On the basis of our previous research findings monitoring Dengue and Zika activity in Latin America [20,21], we chose the number of suspected influenza cases (as captured by the FluNet’s NPSs) as our gold standard for our prediction tasks. Our choice was based on the intuitive fact that flu-related Google search activity is higher when more people “suspect” they may be affected by flu-like symptoms, regardless of the outcome of any lab test. As such, our models may prove useful to improve the timely allocation of resources in health care facilities in situations when increased numbers of people, with flu-like symptoms and respiratory needs, may need to be seen. It is relevant to point out that using NPS case counts as a gold standard implies that our models are not directly estimating confirmed influenza case counts but suspected Influenza-like Illness activity trends. Our choice of gold standard is meaningful as it may help health care providers prepare for traffic fluctuations of patients presenting with symptoms of influenza. However, from an epidemiological perspective, more standard test-positive influenza proportions reported on previous Latin America studies [19,25] should also be considered in future studies.

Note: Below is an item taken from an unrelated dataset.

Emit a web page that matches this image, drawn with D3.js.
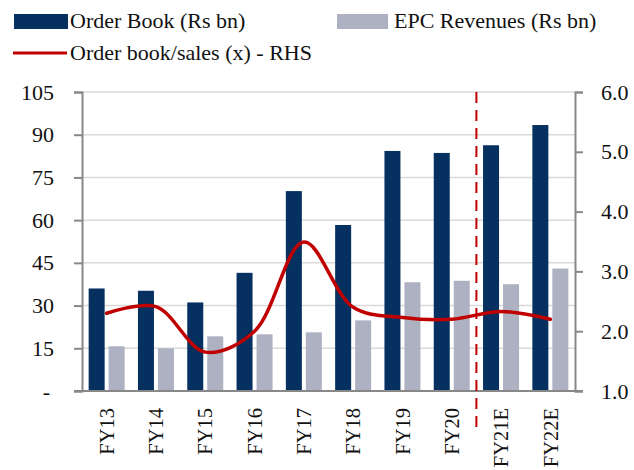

Combining internet search volumes and historical flu activity via ARGO shows strong potential for the development of timely flu surveillance in low- or middle-income countries. However, flu estimates at the national level may not be reflective of outbreak conditions at the local level, especially in countries with significant geographical heterogeneity. At present, FluNet only provides national-level flu data. In the future, as more fine-grained epidemiological information becomes available in developing countries, studies should evaluate the feasibility of deploying disease surveillance platforms at finer spatial scales. Successful extensions of our methodologies at the city and state levels in data-rich environments such as the United States [26,27] indicate that ARGO-like methodologies can accurately monitor influenza at these spatial resolutions. Moreover, there is strong evidence that internet access is rapidly increasing in many Latin American countries [28], leading us to hypothesize that the performance of methodologies using internet-based data will increase over time following an increase of the quality of Google search data.